If there are any saving graces to this movie, it has to be in the few rather serious action scenes sprinkled throughout, the fantastic production design, the gorgeous scenery, and Roger Moore's smile. Yes, that's right, his smile. Somehow his take on Bond seems at it's most honest and enjoyable when he smiles. It seems as if for a moment, he too is aware of the absurdity around him. When Jaws reappears for the billionth time (or so it seemed) he and Bond trade coy smiles for a second or two. It's easily my favorite scene in the movie. Beyond all the scripted innuendo, the ridiculous fights, and absurd stunts, there's Roger Moore and his smile. A highlight not only of the movie, but of the franchise. There's a real camaraderie between Moore and his cast mates, and I can't help but feel some of that leaked into the characters.
Somehow, he makes even the weakest of his 007 outings worth watching, which is something that can't be said for any other actor to play the role. I have only the worst, ill-conceived, revisionist notions to return to the likes of Die Another Day or Quantum of Solace (even though I will for the sake of this marathon), but I could see myself enjoying Moonraker again several years from now on a fancy free Saturday afternoon. It's not a good movie. In fact, I'd argue it's one of the weakest in the franchise. Bottom five and all that, but it has a certain glee about it. It revels in it's overkill. It succeeds more as a 007 spoof than anything, it's worst crime is not being something else. Something... better. I suppose the franchise had to hit this point, just as Superman had to have his Quest for Peace before Man of Steel, and Star Trek had to breach The Final Frontier.

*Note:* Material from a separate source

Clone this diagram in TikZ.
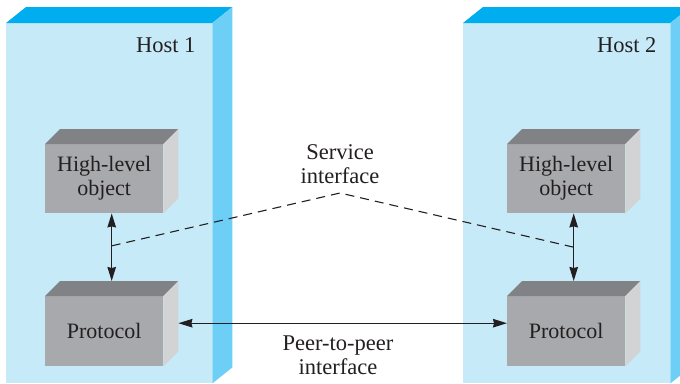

There's always a Moonraker in every franchise. It's no crime to enjoy it, but lets all be grown ups and recognize that it's quite bad, all things considered. After all, you wouldn't judge a Superman movie on how good of a comedy it is- because it's not supposed to be one. If it makes you laugh, intended or not, it had entertainment value. Yet objectively, since it utterly fails in what it set out to do, and doesn't evoke the feelings and reactions it was meant to... it's a bad movie. Moonraker is no different. It expects ooh's and ahh's but gets facepalms and chuckles instead. Sure its fun, but it's also really disappointing. It's not the plot, it's not the story, or even the villain (who although has some neat moments, is largely forgettable) it's just the over the top sense of humor, which infects everything from the gadgetry, to the innuendo, and unfortunately even the action scenes. Nothing is sacred at this point, all we can do is knuckle down and wait for the next one.